From c6929f560da2f850a4745fdab94c64554899c5ab Mon Sep 17 00:00:00 2001
From: jfschaefer <jfschaefer@outlook.com>
Date: Wed, 28 Mar 2018 20:21:43 +0200
Subject: [PATCH] add resource for quantity expressions

---
 resources/index.md                |  1 +
 resources/quantity-expressions.md | 78 +++++++++++++++++++++++++++++++
 2 files changed, 79 insertions(+)
 create mode 100644 resources/quantity-expressions.md

diff --git a/resources/index.md b/resources/index.md
index 4e910ba..35d1cc3 100644
--- a/resources/index.md
+++ b/resources/index.md
@@ -5,6 +5,7 @@ title: SIGMathLing - Datasets and Resources
 
  1. [arXMLiv corpus, 08.2017 release](/resources/arxmliv-dataset-082017/)
  2. [arXMLiv word embeddings, 08.2017 release](/resources/arxmliv-embeddings-082017)
+ 3. [quantity expressions](/resources/quantity-expressions)
 
 
 Additional resources are en route, see the [plan](/technical/) for details.
diff --git a/resources/quantity-expressions.md b/resources/quantity-expressions.md
new file mode 100644
index 0000000..ef11ed7
--- /dev/null
+++ b/resources/quantity-expressions.md
@@ -0,0 +1,78 @@
+## Quantity Expressions Dataset
+
+This dataset contains the results of Ulrich Rabenstein's
+[master thesis](https://gl.kwarc.info/supervision/MSc-archive/blob/master/2017/urabenstein/Rabenstein.pdf),
+in which he developed a framework for the detection of quantity expressions in STEM documents.
+
+
+### Accessibility and License
+
+The content of this Dataset is licensed to [SIGMathLing members](/member/) for research
+and tool development purposes. 
+
+Access is restricted to  [SIGMathLing members](/member/) under the
+[SIGMathLing Non-Disclosure-Agreement](/nda/) as for most [arXiv](http://arxiv.org)
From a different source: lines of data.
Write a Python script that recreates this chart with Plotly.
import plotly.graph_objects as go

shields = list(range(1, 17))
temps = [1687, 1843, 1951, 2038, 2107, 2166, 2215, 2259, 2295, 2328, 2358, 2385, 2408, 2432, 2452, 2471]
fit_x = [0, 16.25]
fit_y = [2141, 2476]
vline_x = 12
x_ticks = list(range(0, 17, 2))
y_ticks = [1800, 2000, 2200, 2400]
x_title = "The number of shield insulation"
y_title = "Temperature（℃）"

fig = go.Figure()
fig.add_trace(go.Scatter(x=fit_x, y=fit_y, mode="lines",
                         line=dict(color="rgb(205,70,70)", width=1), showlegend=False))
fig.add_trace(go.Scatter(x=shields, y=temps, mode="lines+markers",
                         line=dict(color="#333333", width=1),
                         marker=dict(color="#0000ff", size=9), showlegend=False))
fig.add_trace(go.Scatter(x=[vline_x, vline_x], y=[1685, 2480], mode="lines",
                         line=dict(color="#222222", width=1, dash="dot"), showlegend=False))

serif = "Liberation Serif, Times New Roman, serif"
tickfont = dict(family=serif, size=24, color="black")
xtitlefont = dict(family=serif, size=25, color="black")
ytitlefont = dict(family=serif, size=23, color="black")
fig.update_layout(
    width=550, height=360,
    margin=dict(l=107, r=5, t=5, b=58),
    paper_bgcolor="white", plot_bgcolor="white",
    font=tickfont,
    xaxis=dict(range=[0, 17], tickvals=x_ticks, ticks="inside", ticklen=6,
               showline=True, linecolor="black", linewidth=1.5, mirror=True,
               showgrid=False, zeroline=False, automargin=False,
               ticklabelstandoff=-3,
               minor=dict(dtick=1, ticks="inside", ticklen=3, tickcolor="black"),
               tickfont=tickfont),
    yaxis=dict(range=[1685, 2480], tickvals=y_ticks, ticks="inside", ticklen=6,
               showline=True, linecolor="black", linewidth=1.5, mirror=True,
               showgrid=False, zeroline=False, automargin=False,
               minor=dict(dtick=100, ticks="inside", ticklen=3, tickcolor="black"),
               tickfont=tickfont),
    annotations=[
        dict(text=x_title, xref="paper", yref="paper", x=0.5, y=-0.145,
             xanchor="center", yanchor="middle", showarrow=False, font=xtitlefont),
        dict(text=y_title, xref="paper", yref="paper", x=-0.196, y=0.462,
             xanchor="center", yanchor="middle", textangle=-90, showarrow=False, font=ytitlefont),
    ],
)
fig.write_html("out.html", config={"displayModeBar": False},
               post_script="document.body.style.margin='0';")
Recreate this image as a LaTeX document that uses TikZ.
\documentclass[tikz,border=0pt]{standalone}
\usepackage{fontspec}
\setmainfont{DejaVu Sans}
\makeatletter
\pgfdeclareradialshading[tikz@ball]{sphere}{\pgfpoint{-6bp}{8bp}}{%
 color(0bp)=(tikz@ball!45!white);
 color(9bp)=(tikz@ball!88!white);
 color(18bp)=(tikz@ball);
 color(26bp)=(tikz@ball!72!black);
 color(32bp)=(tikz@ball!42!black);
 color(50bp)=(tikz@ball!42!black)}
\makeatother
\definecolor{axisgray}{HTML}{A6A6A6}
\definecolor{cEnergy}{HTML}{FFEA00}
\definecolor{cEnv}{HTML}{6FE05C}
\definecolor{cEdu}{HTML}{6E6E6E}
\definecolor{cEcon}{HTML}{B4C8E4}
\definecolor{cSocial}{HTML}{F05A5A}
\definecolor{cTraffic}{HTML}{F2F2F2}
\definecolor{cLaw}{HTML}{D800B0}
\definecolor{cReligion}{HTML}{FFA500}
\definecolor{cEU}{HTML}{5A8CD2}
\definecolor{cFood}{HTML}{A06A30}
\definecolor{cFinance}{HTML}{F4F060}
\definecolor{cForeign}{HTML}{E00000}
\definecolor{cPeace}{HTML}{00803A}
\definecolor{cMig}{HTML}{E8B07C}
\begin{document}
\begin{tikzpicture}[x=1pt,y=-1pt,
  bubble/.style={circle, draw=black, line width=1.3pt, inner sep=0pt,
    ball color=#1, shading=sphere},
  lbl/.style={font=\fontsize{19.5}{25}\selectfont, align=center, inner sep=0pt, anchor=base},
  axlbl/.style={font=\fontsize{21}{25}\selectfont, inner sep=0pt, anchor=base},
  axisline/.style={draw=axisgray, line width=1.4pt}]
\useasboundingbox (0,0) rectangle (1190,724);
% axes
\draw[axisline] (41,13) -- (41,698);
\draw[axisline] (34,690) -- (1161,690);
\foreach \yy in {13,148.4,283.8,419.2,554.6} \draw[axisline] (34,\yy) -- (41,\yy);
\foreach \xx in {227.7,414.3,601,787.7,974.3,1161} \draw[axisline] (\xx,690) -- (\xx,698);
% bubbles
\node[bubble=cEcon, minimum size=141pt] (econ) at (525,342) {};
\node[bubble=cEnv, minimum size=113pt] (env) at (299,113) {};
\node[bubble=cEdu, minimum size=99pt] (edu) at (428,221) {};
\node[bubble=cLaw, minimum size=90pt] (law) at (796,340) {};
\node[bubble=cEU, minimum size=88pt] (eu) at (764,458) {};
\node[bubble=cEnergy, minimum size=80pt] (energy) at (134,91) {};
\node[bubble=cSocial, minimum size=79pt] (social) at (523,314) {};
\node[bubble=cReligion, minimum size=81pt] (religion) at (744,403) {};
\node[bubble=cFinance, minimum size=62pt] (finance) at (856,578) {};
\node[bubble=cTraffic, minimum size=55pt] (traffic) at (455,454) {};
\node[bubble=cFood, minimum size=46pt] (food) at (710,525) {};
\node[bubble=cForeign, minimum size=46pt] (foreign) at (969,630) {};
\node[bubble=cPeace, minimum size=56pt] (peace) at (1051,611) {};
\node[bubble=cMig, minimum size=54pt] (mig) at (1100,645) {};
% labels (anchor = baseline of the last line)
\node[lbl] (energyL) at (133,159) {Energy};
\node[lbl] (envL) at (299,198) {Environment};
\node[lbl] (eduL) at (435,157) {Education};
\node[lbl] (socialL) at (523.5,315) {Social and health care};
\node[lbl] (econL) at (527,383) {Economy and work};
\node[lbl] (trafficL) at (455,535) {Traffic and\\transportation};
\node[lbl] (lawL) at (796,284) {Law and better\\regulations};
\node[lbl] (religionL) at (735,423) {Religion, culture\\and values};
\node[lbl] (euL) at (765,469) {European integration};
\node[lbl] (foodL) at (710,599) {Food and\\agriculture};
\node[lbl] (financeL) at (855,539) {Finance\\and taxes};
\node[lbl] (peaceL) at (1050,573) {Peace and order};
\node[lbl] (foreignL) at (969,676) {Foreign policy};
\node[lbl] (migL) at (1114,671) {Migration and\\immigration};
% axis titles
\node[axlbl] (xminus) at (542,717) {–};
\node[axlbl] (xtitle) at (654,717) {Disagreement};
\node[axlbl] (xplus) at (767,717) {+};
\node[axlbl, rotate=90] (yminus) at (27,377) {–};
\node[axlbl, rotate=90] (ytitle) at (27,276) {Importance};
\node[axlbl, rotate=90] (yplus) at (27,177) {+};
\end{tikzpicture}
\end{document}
+articles, the right of distribution was only given (or assumed) to arXiv itself.
+
+
+### Contents
+
+ * `Annotations.zip`: All quantity expressions detected by the spotter in a format suitable for the [Kwarc Annotation Tool (KAT)](https://github.com/kwarc/kat).
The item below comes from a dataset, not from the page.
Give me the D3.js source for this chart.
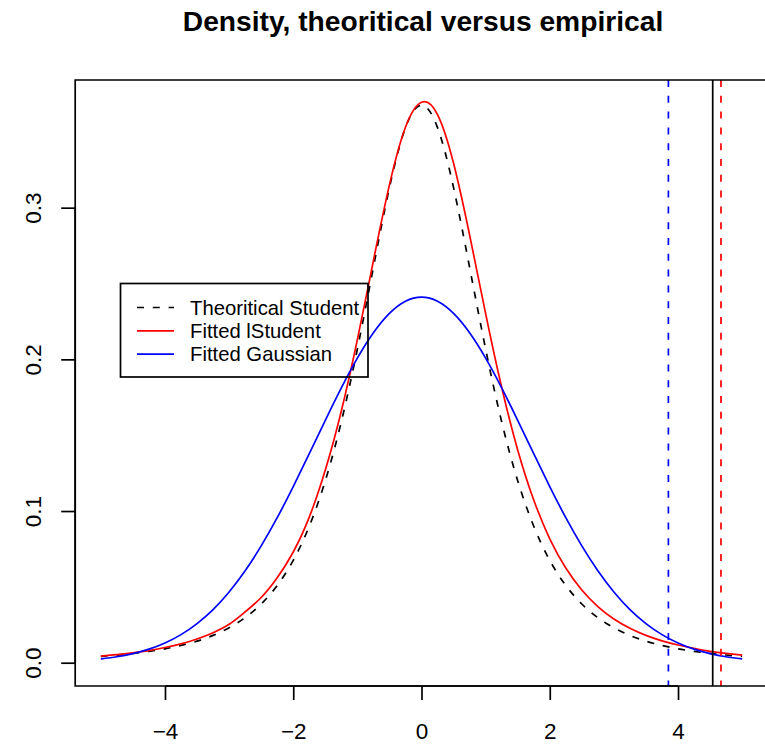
<!DOCTYPE html>
<html><head><meta charset="utf-8">
<script src="https://cdn.jsdelivr.net/npm/d3@7"></script>
<style>body{margin:0;background:#fff}svg{display:block}text{font-family:"Liberation Sans",Arial,sans-serif}</style>
</head><body>
<svg id="c" width="765" height="744"></svg>
<script>
const xGrid = [-5,-4.75,-4.5,-4.25,-4,-3.75,-3.5,-3.25,-3,-2.75,-2.5,-2.25,-2,-1.75,-1.5,-1.25,-1,-0.75,-0.5,-0.25,0,0.25,0.5,0.75,1,1.25,1.5,1.75,2,2.25,2.5,2.75,3,3.25,3.5,3.75,4,4.25,4.5,4.75,5];
const theoStudent = [0.00422,0.00506,0.00612,0.00746,0.00916,0.0114,0.0142,0.0180,0.0230,0.0297,0.0387,0.0509,0.0675,0.0900,0.1200,0.1589,0.2068,0.2607,0.3132,0.3528,0.3676,0.3528,0.3132,0.2607,0.2068,0.1589,0.1200,0.0900,0.0675,0.0509,0.0387,0.0297,0.0230,0.0180,0.0142,0.0114,0.00916,0.00746,0.00612,0.00506,0.00422];
const fittedStudent = [0.0044,0.0053,0.0065,0.0080,0.0100,0.0124,0.0156,0.0198,0.0253,0.0335,0.0430,0.0560,0.0730,0.0960,0.1270,0.1660,0.2130,0.2650,0.3150,0.3530,0.3695,0.3614,0.3293,0.2820,0.2302,0.1816,0.1403,0.1073,0.0817,0.0624,0.0479,0.0370,0.0288,0.0227,0.0180,0.0144,0.0117,0.0095,0.0075,0.0061,0.0050];
const fittedGauss = [0.00251,0.00392,0.00598,0.00892,0.0130,0.0185,0.0258,0.0350,0.0466,0.0606,0.0770,0.0956,0.1161,0.1378,0.1598,0.1812,0.2008,0.2175,0.2303,0.2383,0.2410,0.2383,0.2303,0.2175,0.2008,0.1812,0.1598,0.1378,0.1161,0.0956,0.0770,0.0606,0.0466,0.0350,0.0258,0.0185,0.0130,0.00892,0.00598,0.00392,0.00251];
const quantiles = [{v:3.85,c:"#0000ff",dash:true},{v:4.541,c:"#000000",dash:false},{v:4.67,c:"#ff0000",dash:true}];
const xTicks = [-4,-2,0,2,4];
const yTicks = [0,0.1,0.2,0.3];
const legendLabels = ["Theoritical Student","Fitted lStudent","Fitted Gaussian"];

const svg = d3.select("#c");
const L=75.2, R=767.8, T=80, B=686;
const x = d3.scaleLinear().domain([-5.4,5.4]).range([L,R]);
const y = d3.scaleLinear().domain([-0.01536,0.38418]).range([B,T]);
const FF = "Liberation Sans, Arial, sans-serif";

svg.append("text").attr("x",423).attr("y",31).attr("text-anchor","middle")
  .attr("font-weight","bold").attr("font-size",28.2).text("Density, theoritical versus empirical");

const dash = "7,8.8";
const line = d3.line().x((d,i)=>x(xGrid[i])).y(d=>y(d)).curve(d3.curveNatural);
const plot = svg.append("g");
plot.append("path").attr("d",line(theoStudent)).attr("fill","none").attr("stroke","#000").attr("stroke-width",1.7).attr("stroke-dasharray",dash);
plot.append("path").attr("d",line(fittedStudent)).attr("fill","none").attr("stroke","#ff0000").attr("stroke-width",1.7);
plot.append("path").attr("d",line(fittedGauss)).attr("fill","none").attr("stroke","#0000ff").attr("stroke-width",1.7);

quantiles.forEach(q=>{
  plot.append("line").attr("x1",x(q.v)).attr("x2",x(q.v)).attr("y1",T).attr("y2",B)
    .attr("stroke",q.c).attr("stroke-width",1.7).attr("stroke-dasharray",q.dash?dash:null);
});

// frame
svg.append("path").attr("d",`M${R},${T}H${L}V${B}H${R}`).attr("fill","none").attr("stroke","#000").attr("stroke-width",1.7);

// axes
const xa = svg.append("g").attr("transform",`translate(0,${B})`)
  .call(d3.axisBottom(x).tickValues(xTicks).tickSize(14).tickPadding(20).tickFormat(d=>d<0?"\u2212"+Math.abs(d):String(d)));
xa.select(".domain").attr("d",`M${x(-4)},0H${x(4)}`).attr("stroke-width",1.7);
xa.selectAll("line").attr("stroke-width",1.7);
xa.selectAll("text").attr("font-size",22.5).attr("font-family",FF).attr("y",37).attr("dy","0.71em").attr("fill","#000");

const ya = svg.append("g").attr("transform",`translate(${L},0)`)
  .call(d3.axisLeft(y).tickValues(yTicks).tickSize(14).tickFormat(d3.format(".1f")));
ya.select(".domain").attr("d",`M0,${y(0)}V${y(0.3)}`).attr("stroke-width",1.7);
ya.selectAll("line").attr("stroke-width",1.7);
ya.selectAll("text").remove();
ya.selectAll(".tick").append("text").attr("transform","translate(-42,0) rotate(-90)")
  .attr("text-anchor","middle").attr("dy","0.35em").attr("fill","#000")
  .attr("font-size",22.5).attr("font-family",FF)
  .text(d=>d3.format(".1f")(d));

// legend (transparent background, as in the reference)
const lg = svg.append("g");
lg.append("rect").attr("x",120.5).attr("y",283.5).attr("width",247.5).attr("height",93.5)
  .attr("fill","none").attr("stroke","#000").attr("stroke-width",1.7);
const lcol = ["#000","#ff0000","#0000ff"];
legendLabels.forEach((t,i)=>{
  const yy = 307.5 + i*23.3;
  lg.append("line").attr("x1",137).attr("x2",174).attr("y1",yy).attr("y2",yy)
    .attr("stroke",lcol[i]).attr("stroke-width",1.7).attr("stroke-dasharray",i===0?"7,8.8":null);
  lg.append("text").attr("x",190).attr("y",yy).attr("dy","0.35em").attr("font-size",20.3).text(t);
});
</script>
</body></html>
+ * `Documents.zip`: The documents in which quantity expressions were searched. These are modified arXMLiv documents in which each word is wrapped by a `<span>`. This was required by KAT to annotate words.
+ * `Harvest.zip`: Data for math web search.
+ * `screen-reader-documents.zip`: The documents prepared in a way that enables screen readers to read out units ("two kilometers" instead of "two k m" for "2km").
+
+
+### Remarks on Annotation Format
+
+The annotations are stored as RDF in a way suitable for the [Kwarc Annotation Tool (KAT)](https://github.com/kwarc/kat).
+For more information on KAT and the KAT format consider reading [this](https://gl.kwarc.info/KAT/papers/blob/master/cicm14/paper.pdf)
+and [this](https://gl.kwarc.info/KAT/papers/blob/master/cicm16/paper.pdf) paper.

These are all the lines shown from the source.